Sie hatte immer schon mal Kundengespräche geführt, aber das war dann doch eher nur so das Notwendigste und wir mußten viel nacharbeiten.

Zu Frau Moembris hatte Antonia aber einen guten Draht, wie man so sagt, das konnte man gleich merken, die beiden Frauen verstanden sich auf Anhieb.
Das hat sicherlich dazu beigetragen, daß Antonia bei dem Vorsorgegespräch so gut voran gekommen war.
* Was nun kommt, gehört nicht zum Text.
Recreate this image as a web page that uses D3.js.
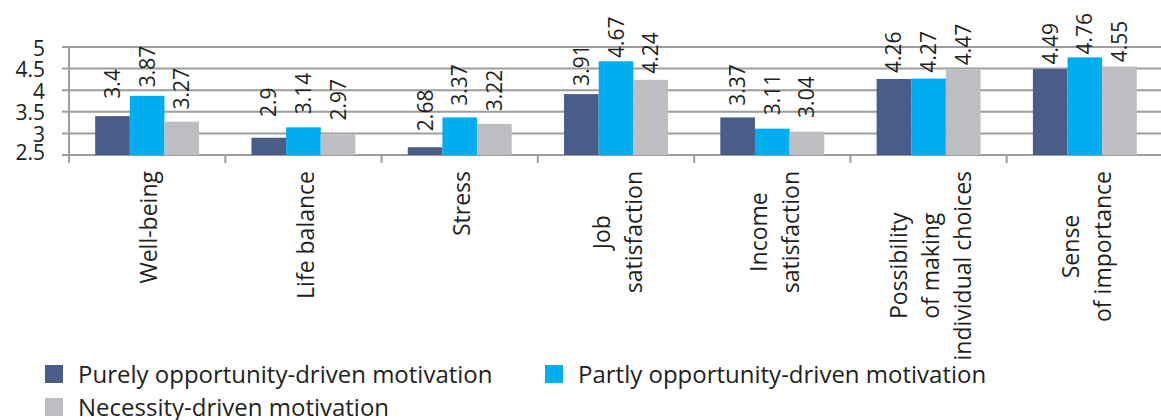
<!DOCTYPE html>
<html>
<head>
<meta charset="utf-8">
<script src="https://cdn.jsdelivr.net/npm/d3@7"></script>
<style>
  html, body { margin: 0; padding: 0; background: #ffffff; }
  svg { display: block; font-family: "Open Sans", "Noto Sans", sans-serif; }
</style>
</head>
<body>
<svg id="chart" width="1161" height="420"></svg>
<script>
// Categories (multi-line labels split on "|")
const categories = [
  "Well-being",
  "Life balance",
  "Stress",
  "Job|satisfaction",
  "Income|satisfaction",
  "Possibility|of making|individual choices",
  "Sense|of importance"
];

const seriesNames = [
  "Purely opportunity-driven motivation",
  "Partly opportunity-driven motivation",
  "Necessity-driven motivation"
];

const purelyOpportunity = [3.4, 2.9, 2.68, 3.91, 3.37, 4.26, 4.49];
const partlyOpportunity = [3.87, 3.14, 3.37, 4.67, 3.11, 4.27, 4.76];
const necessity         = [3.27, 2.97, 3.22, 4.24, 3.04, 4.47, 4.55];

const yTicks = [2.5, 3, 3.5, 4, 4.5, 5];

const colors = ["#4a5d89", "#00aeef", "#bdbec1"];
const textColor = "#231f20";
const gridColor = "#9d9d9d";

const seriesValues = [purelyOpportunity, partlyOpportunity, necessity];

const svg = d3.select("#chart");

const plot = { left: 69, right: 1163, top: 47, bottom: 155 };

const x0 = d3.scaleBand()
  .domain(categories)
  .range([plot.left, plot.right])
  .paddingInner(0.335)
  .paddingOuter(0.1675);

const x1 = d3.scaleBand()
  .domain(d3.range(seriesNames.length))
  .range([0, x0.bandwidth()]);

const y = d3.scaleLinear().domain([2.5, 5]).range([plot.bottom, plot.top]);
// value labels sit in their own lane above the bars
const yLabel = d3.scaleLinear().domain([2.5, 5]).range([117, 25]);

// gridlines + value axis
svg.append("g")
  .selectAll("line")
  .data(yTicks)
  .join("line")
  .attr("x1", plot.left - 7)
  .attr("x2", 1161)
  .attr("y1", d => y(d))
  .attr("y2", d => y(d))
  .attr("stroke", gridColor)
  .attr("stroke-width", 2);

svg.append("line")
  .attr("x1", plot.left).attr("x2", plot.left)
  .attr("y1", y(5)).attr("y2", plot.bottom + 8)
  .attr("stroke", gridColor).attr("stroke-width", 2);

svg.append("g")
  .selectAll("text")
  .data(yTicks)
  .join("text")
  .attr("x", 45)
  .attr("y", d => y(d) + (d === 2.5 ? -3 : 1))
  .attr("dy", "0.36em")
  .attr("text-anchor", "end")
  .attr("font-size", 21)
  .attr("fill", textColor)
  .text(d => d);

// category boundary ticks
const step = x0.step();
svg.append("g")
  .selectAll("line")
  .data(d3.range(categories.length + 1))
  .join("line")
  .attr("x1", i => plot.left + i * step)
  .attr("x2", i => plot.left + i * step)
  .attr("y1", plot.bottom)
  .attr("y2", plot.bottom + 8)
  .attr("stroke", gridColor)
  .attr("stroke-width", 2);

// bars
const groups = svg.append("g")
  .selectAll("g")
  .data(categories)
  .join("g")
  .attr("transform", c => `translate(${x0(c)},0)`);

groups.selectAll("rect")
  .data((c, ci) => seriesValues.map((vals, si) => ({ si, v: vals[ci] })))
  .join("rect")
  .attr("x", d => x1(d.si))
  .attr("width", x1.bandwidth())
  .attr("y", d => y(d.v))
  .attr("height", d => plot.bottom - y(d.v))
  .attr("fill", d => colors[d.si]);

// value labels, rotated
groups.selectAll("text.val")
  .data((c, ci) => seriesValues.map((vals, si) => ({ si, v: vals[ci] })))
  .join("text")
  .attr("class", "val")
  .attr("transform", d => `translate(${x1(d.si) + x1.bandwidth() / 2},${yLabel(d.v)}) rotate(-90)`)
  .attr("dy", "0.36em")
  .attr("text-anchor", "middle")
  .attr("font-size", 21)
  .attr("fill", textColor)
  .text(d => d.v);

// category labels, rotated, lines centred as a block
const labelTop = 171;
const lineGap = 32;
svg.append("g")
  .selectAll("g")
  .data(categories)
  .join("g")
  .each(function (c) {
    const g = d3.select(this);
    const lines = c.split("|");
    const cx = x0(c) + x0.bandwidth() / 2 + (lines.length > 1 ? 2 : 2);
    const texts = lines.map((ln, i) => g.append("text")
      .attr("font-size", 23)
      .attr("fill", textColor)
      .attr("text-anchor", "middle")
      .attr("dy", "0.36em")
      .text(ln));
    const maxLen = d3.max(texts, t => t.node().getComputedTextLength());
    const cy = labelTop + maxLen / 2;
    texts.forEach((t, i) => {
      const lx = cx + (i - (lines.length - 1) / 2) * lineGap;
      t.attr("transform", `translate(${lx},${cy}) rotate(-90)`);
    });
  });

// legend
const legendItems = [
  { x: 45, y: 365 },
  { x: 545, y: 365 },
  { x: 45, y: 398 }
];
const legend = svg.append("g")
  .selectAll("g")
  .data(seriesNames)
  .join("g")
  .attr("transform", (d, i) => `translate(${legendItems[i].x},${legendItems[i].y})`);

legend.append("rect")
  .attr("width", 18).attr("height", 18)
  .attr("fill", (d, i) => colors[i]);

legend.append("text")
  .attr("x", 33)
  .attr("y", 18)
  .attr("font-size", 24)
  .attr("fill", textColor)
  .text(d => d);
</script>
</body>
</html>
Es sind seinerzeit bestimmt ein oder zwei Jahre ins Land gegangen und ich hatte Frau Moembris schon fast wieder vergessen, da saß ich so gemütlich vor meiner Lieblingseisdiele und aß mein Lieblingseis, nämlich ein Spaghettieis ohne Kokosstreusel.
Das Eiscafé liegt an der Hauptstraße und man kann schön den Leuten zugucken, das mache ich sehr gerne.
Wenn man die Hauptstraße entlang sah, konnte man kurz vor der Kurve das Altenheim St. Marien sehen und auf einmal sah ich, wie jemand einen Rollstuhl mit einer gebrechlichen, gekrümmten alten Frau von der Einfahrt auf die Straße schob und dann anfing zu rennen.
Der Rollstuhl wurde immer schneller und schneller und die alte Dame richtete sich auf, lachte und juchzte und klatschte vor lauter Freude in die Hände.
Erst als die beiden Personen näher gekommen waren, sah ich, daß es sich bei der alten Frau um eben jene Frau Moembris handelte und daß die Person die sie schwitzend und schnaufend mit „Vollgas“ über die Straße schob, unsere Antonia war.
Antonia scheint mich nicht gesehen zu haben, denn als sie noch etwas entfernt waren, drehte sie, rannt den Rollstuhl schiebend wieder in die andere Richtung und ich hörte wie sie der alten Dame zurief: „Und weiter geht wie wilde Fahrt auf unserem tollen Rummelplatz!“

„Ja ja, isse die Dicke, die kommte jede Woch und macht Spasse mit die alte Frau“, sagte Silvio der Eisitaliener und fügt hinzu: „Kommte schon seit 2 Jahre die dicke Mädche‘. Machte immer Spasse mit die Frau, geht oft auch spaziere mitti Alte.“

Ich habe Antonia nie darauf angesprochen, sie hatte ja in der Firma auch nie etwas davon erzählt.
Aber ich hoffe, daß ich auch eines Tages jemanden habe, der so Sachen sagt wie „das mache ich schon garein garaus so“ oder der die Märchenfigur Rumpelblitzchen nennt und der mich auch ein wenig durch die Gegend schiebt, wenn ich mal gaga geworden bin…
Die Welt braucht einfach mehr Antonias, dann wäre es friedlich und schön und es gäbe in jedem Geschäft Puddingkrapfen.